Acreditem, porque eu vi com os meus próprios olhos a acontecer, os chapéus são mesmo muito importantes ao ponto de terem uma “mala” própria para a viagem e seguirem com o passageiro na cabine do avião (mesmo que isso implique não levarem mais nenhum item). Chamam-se shtreimels e são uma das peças mais caras da tradicional vestimenta dos ultra-ortodoxos.

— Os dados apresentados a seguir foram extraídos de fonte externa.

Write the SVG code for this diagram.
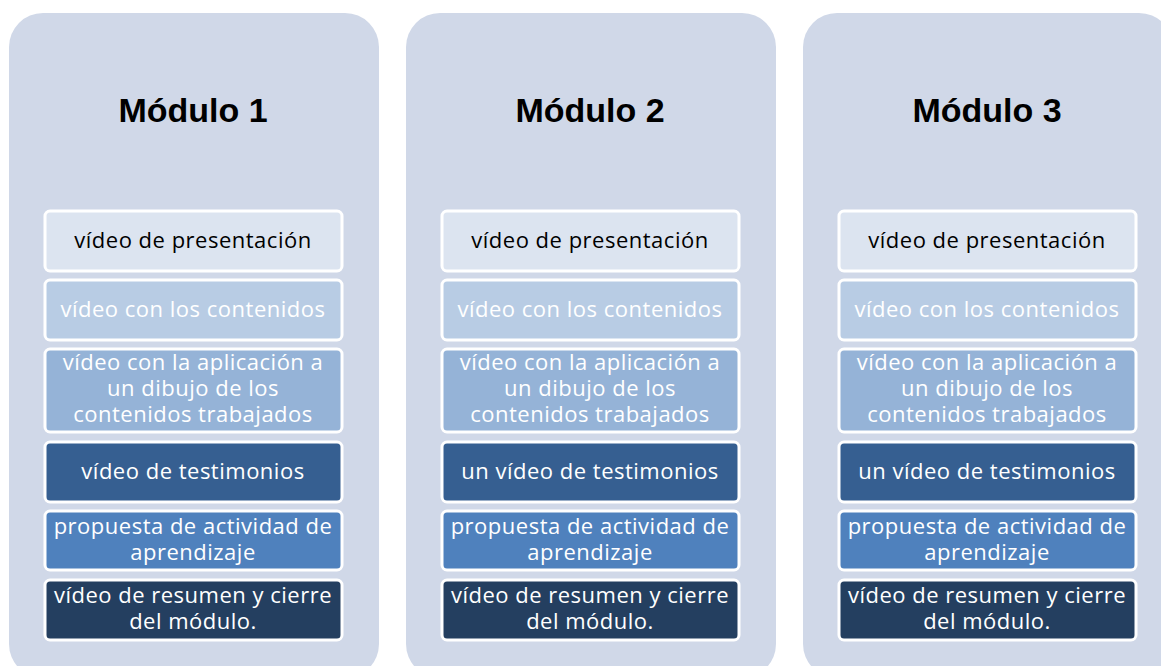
<svg xmlns="http://www.w3.org/2000/svg" width="1161" height="666" viewBox="0 0 1161 666">
<style>
.panel{fill:#D0D8E8}
.title{font-family:"Liberation Sans",Arial,sans-serif;font-weight:bold;font-size:34px;fill:#000;text-anchor:middle}
.box{stroke:#fff;stroke-width:3}
.t{font-family:"Open Sans","DejaVu Sans",sans-serif;font-size:22px;letter-spacing:0.5px;text-anchor:middle;fill:#fff}
.dark{fill:#000}
.c1{fill:#DCE4F0}.c2{fill:#B8CCE4}.c3{fill:#95B3D7}.c4{fill:#365F91}.c5{fill:#4F81BD}.c6{fill:#243F60}
</style>
<rect width="1161" height="666" fill="#fff"/>
<g id="modulo1">
<rect class="panel" x="9" y="13" width="370" height="665" rx="34"/>
<text class="title" x="193" y="122">Módulo 1</text>
<g id="m1-b1"><rect class="box c1" x="45" y="211" width="297" height="60" rx="5"/><text class="t dark" x="193" y="248">vídeo de presentación</text></g>
<g id="m1-b2"><rect class="box c2" x="45" y="280" width="297" height="60" rx="5"/><text class="t" x="193" y="317">vídeo con los contenidos</text></g>
<g id="m1-b3"><rect class="box c3" x="45" y="349" width="297" height="83" rx="5"/><text class="t" x="193" y="370">vídeo con la aplicación a</text><text class="t" x="193" y="396">un dibujo de los</text><text class="t" x="193" y="422">contenidos trabajados</text></g>
<g id="m1-b4"><rect class="box c4" x="45" y="442" width="297" height="60" rx="5"/><text class="t" x="193" y="479">vídeo de testimonios</text></g>
<g id="m1-b5"><rect class="box c5" x="45" y="511" width="297" height="59" rx="5"/><text class="t" x="193" y="534">propuesta de actividad de</text><text class="t" x="193" y="560">aprendizaje</text></g>
<g id="m1-b6"><rect class="box c6" x="45" y="580" width="297" height="60" rx="5"/><text class="t" x="193" y="603">vídeo de resumen y cierre</text><text class="t" x="193" y="629">del módulo.</text></g>
</g>
<g id="modulo2">
<rect class="panel" x="406" y="13" width="370" height="665" rx="34"/>
<text class="title" x="590" y="122">Módulo 2</text>
<g id="m2-b1"><rect class="box c1" x="442" y="211" width="297" height="60" rx="5"/><text class="t dark" x="590" y="248">vídeo de presentación</text></g>
<g id="m2-b2"><rect class="box c2" x="442" y="280" width="297" height="60" rx="5"/><text class="t" x="590" y="317">vídeo con los contenidos</text></g>
<g id="m2-b3"><rect class="box c3" x="442" y="349" width="297" height="83" rx="5"/><text class="t" x="590" y="370">vídeo con la aplicación a</text><text class="t" x="590" y="396">un dibujo de los</text><text class="t" x="590" y="422">contenidos trabajados</text></g>
<g id="m2-b4"><rect class="box c4" x="442" y="442" width="297" height="60" rx="5"/><text class="t" x="590" y="479">un vídeo de testimonios</text></g>
<g id="m2-b5"><rect class="box c5" x="442" y="511" width="297" height="59" rx="5"/><text class="t" x="590" y="534">propuesta de actividad de</text><text class="t" x="590" y="560">aprendizaje</text></g>
<g id="m2-b6"><rect class="box c6" x="442" y="580" width="297" height="60" rx="5"/><text class="t" x="590" y="603">vídeo de resumen y cierre</text><text class="t" x="590" y="629">del módulo.</text></g>
</g>
<g id="modulo3">
<rect class="panel" x="803" y="13" width="370" height="665" rx="34"/>
<text class="title" x="987" y="122">Módulo 3</text>
<g id="m3-b1"><rect class="box c1" x="839" y="211" width="297" height="60" rx="5"/><text class="t dark" x="987" y="248">vídeo de presentación</text></g>
<g id="m3-b2"><rect class="box c2" x="839" y="280" width="297" height="60" rx="5"/><text class="t" x="987" y="317">vídeo con los contenidos</text></g>
<g id="m3-b3"><rect class="box c3" x="839" y="349" width="297" height="83" rx="5"/><text class="t" x="987" y="370">vídeo con la aplicación a</text><text class="t" x="987" y="396">un dibujo de los</text><text class="t" x="987" y="422">contenidos trabajados</text></g>
<g id="m3-b4"><rect class="box c4" x="839" y="442" width="297" height="60" rx="5"/><text class="t" x="987" y="479">un vídeo de testimonios</text></g>
<g id="m3-b5"><rect class="box c5" x="839" y="511" width="297" height="59" rx="5"/><text class="t" x="987" y="534">propuesta de actividad de</text><text class="t" x="987" y="560">aprendizaje</text></g>
<g id="m3-b6"><rect class="box c6" x="839" y="580" width="297" height="60" rx="5"/><text class="t" x="987" y="603">vídeo de resumen y cierre</text><text class="t" x="987" y="629">del módulo.</text></g>
</g>
<g id="connectors"/>
</svg>
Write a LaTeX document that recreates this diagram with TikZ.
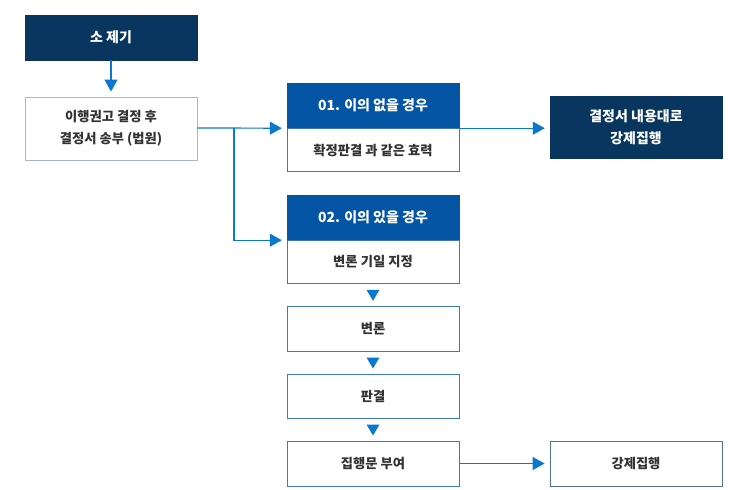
\documentclass[tikz,border=0pt]{standalone}
\usepackage{fontspec}
\setmainfont{Noto Sans CJK KR}
\usetikzlibrary{arrows.meta,calc}
\definecolor{navy}{HTML}{08365F}
\definecolor{mblue}{HTML}{0455A4}
\definecolor{lblue}{HTML}{0B78D0}
\definecolor{gborder}{HTML}{A9B8CA}
\definecolor{bborder}{HTML}{3F77B8}
\definecolor{txt}{HTML}{333333}
\tikzset{
  darkbox/.style={fill=navy,draw=navy,text=white,minimum width=172pt,font=\fontsize{14}{22}\selectfont\bfseries,align=center,inner sep=0pt},
  bluehead/.style={fill=mblue,draw=mblue,text=white,minimum width=172pt,minimum height=45pt,font=\fontsize{14}{22}\selectfont\bfseries,align=center,inner sep=0pt},
  whitebox/.style={fill=white,draw=bborder,line width=0.8pt,text=txt,minimum width=172pt,font=\fontsize{13.3}{22}\selectfont\bfseries,align=center,inner sep=0pt},
  conn/.style={draw=lblue,line width=1.2pt},
  arr/.style={conn,-{Triangle[length=12pt,width=13pt]},shorten >=5pt},
  tri/.style={fill=lblue,draw=none}
}
\begin{document}
\begin{tikzpicture}[x=1pt,y=-1pt]
\useasboundingbox (0,0) rectangle (745,490);
\node[darkbox,minimum height=45pt] (soje) at (111,37.5) {소 제기};
\node[whitebox,draw=gborder,minimum height=63pt] (ihaeng) at (111,128.5) {이행권고 결정 후\\결정서 송부 (법원)};
\node[bluehead] (h1) at (373,105.5) {01. 이의 없을 경우};
\node[whitebox,minimum height=43pt,anchor=north] (b1) at (h1.south) {확정판결 과 같은 효력};
\node[darkbox,minimum height=62pt] (gang1) at (636,127) {결정서 내용대로\\강제집행};
\node[bluehead] (h2) at (373,217.5) {02. 이의 있을 경우};
\node[whitebox,minimum height=43pt,anchor=north] (b2) at (h2.south) {변론 기일 지정};
\node[whitebox,minimum height=45pt] (byeon) at (373,328.5) {변론};
\node[whitebox,minimum height=44pt] (pan) at (373,396) {판결};
\node[whitebox,minimum height=45pt] (jip) at (373,463.5) {집행문 부여};
\node[whitebox,draw=navy!70,minimum height=45pt] (gang2) at (636,463.5) {강제집행};
% connectors
\draw[arr] (soje.south) -- (ihaeng.north);
\coordinate (br) at (234,128);
\draw[arr] (ihaeng.east |- br) -- (h1.south west);
\draw[arr] (br) |- (h2.south west);
\draw[arr] (h1.south east) -- (gang1.west |- h1.south east);
\draw[arr] (jip.east) -- (gang2.west);
% triangles
\foreach \a/\b in {b2/byeon,byeon/pan,pan/jip}{
  \path (\a.south) -- (\b.north) coordinate[midway] (m);
  \fill[tri] ($(m)+(-6.5,-5)$) -- ($(m)+(6.5,-5)$) -- ($(m)+(0,6)$) -- cycle;
}
\end{tikzpicture}
\end{document}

Tal como as mulheres, também os homens devem cobrir a cabeça, seja através de um chapéu normal ou, em casos especiais como o do casamento ou do shabat que vemos na série, exemplares mais elaborados com pelo de animal — de zibelinas ou de raposas — que podem custar entre mil a seis mil euros.
Relativamente ao uso da tecnologia, é certo que aqueles membros da comunidade de Williamsburg são mesmo um caso muito particular, não se esqueçam disso. Aliás, aproveito para relembrar que esta minha reflexão e partilha não é sobre todos os Judeus ou sobre todas as pessoas com quem contactei em Israel mas unicamente sobre aquela comunidade. Israel é tecnologicamente altamente desenvolvido. Os judeus ultra-ortodoxos, na sua maioria, podem usar livremente telemóveis, carros ou outro tipo de tecnologia. Ainda assim, o uso é restrito, já que não podem ver televisão ou consultar a Internet, tidas como formas de acesso a conteúdos que podem desviá-los do caminho religioso. E sim, a pornografia está absolutamente proibida. Têm de “procriar”, repor o número de judeus que foram assassinados no holocausto – o que é bem explicado em “Unorthodox”.

Pipocas! Vai saber bem terem um balde de pipocas para não sentirem o murro no estômago com tanta violência!
E como na religião, pipocas são pipocas, podem cobri-las com chocolate ou com caramelo. A escolha é vossa – PopCorns: chocolate or caramel?